In fact, the United Nations says the world's 49 poorest countries will likely double in population from 900 million now to 1.8 billion by 2050 and 2.9 billion by 2100.
"Although population growth has slowed for the world as a whole, this report reminds us that some developing countries, especially in Africa, are still growing rapidly," commented Wu Hongbo, the UN's Under-Secretary-General for Economic and Social
A market in Lagos, Nigeria
That raises some serious concerns.
As the Daily Mail reports, "With famine recently returning to the Horn of Africa, it is feared a continent already feeling the pain of climate change will be unable to produce enough food or more importantly, have enough water, to meet its needs.
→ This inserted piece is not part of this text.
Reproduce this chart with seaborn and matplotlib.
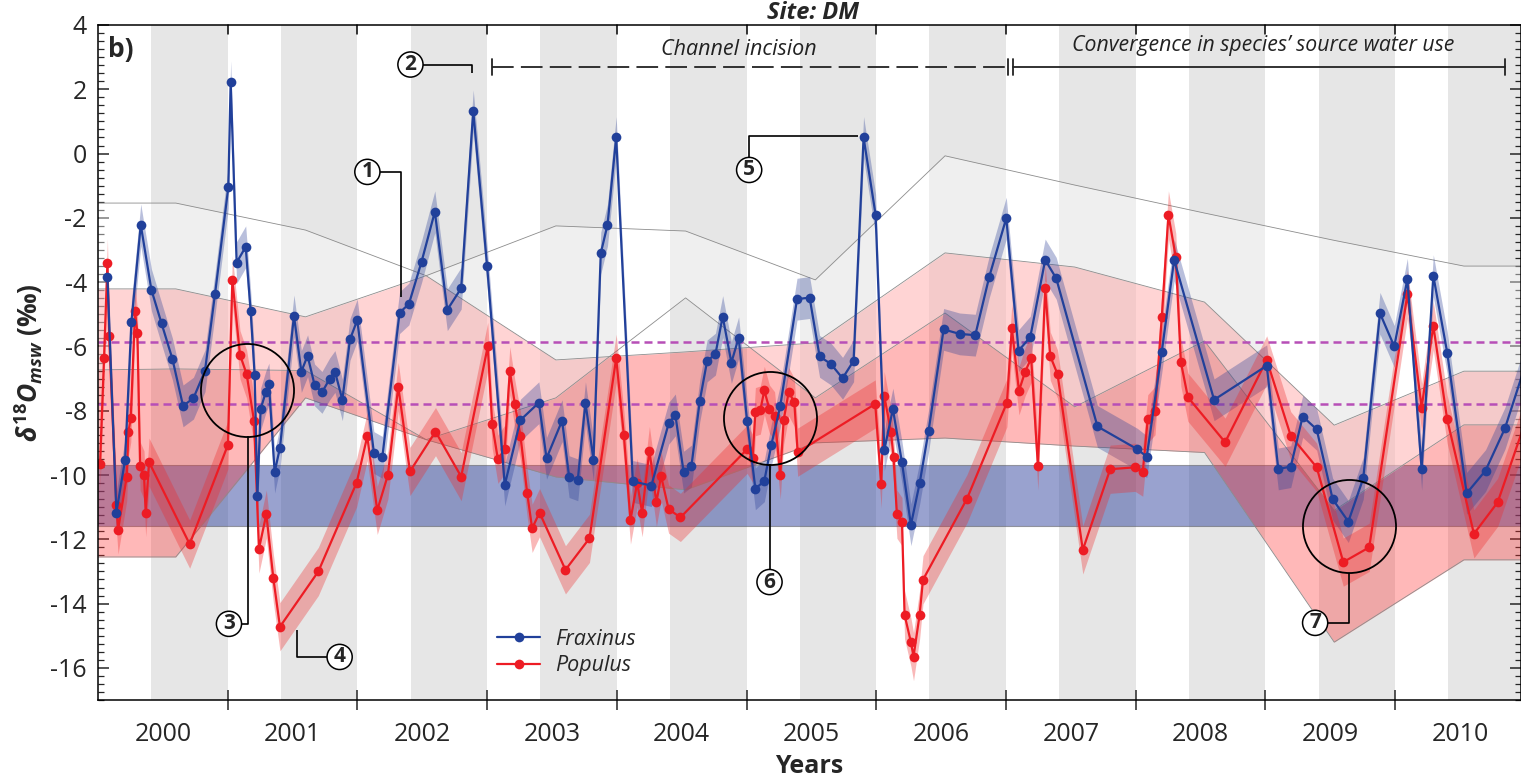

Africa is growing fast because it is young. The top 10 youngest populations in the world are all from the continent, led by Niger with an estimated 48.9 per cent below the age of 14, Uganda and Mali."
In highly developed countries, such as Canada, the population is expected to more or less stay the same.
It's a different story in India, which is projected to overtake China as the world's most populous country by 2028 - just 15 years from now.
The commute in New Delhi
By then, the UN report suggests India and China will each have about 1.45 million people. But India's population will keep growing through the middle of the century, while China's slowly gets smaller.
Another country apparently in for a big population spike is Nigeria. The report says its population is expected to pass the United States by 2050, and could be as big as China's by 2100.
Also by 2100, the global population is expected to hit almost 11 billion.
"These new findings show that we need to renew policies, such as increasing access to family planning and expanding education for girls, to address rapid population growth in Africa," Professor Adrian Raftery, of the University of Washington, told the Daily Mail.
Researchers used information for 233 countries and areas to put together today's report, entitled 'World Population Prospects'.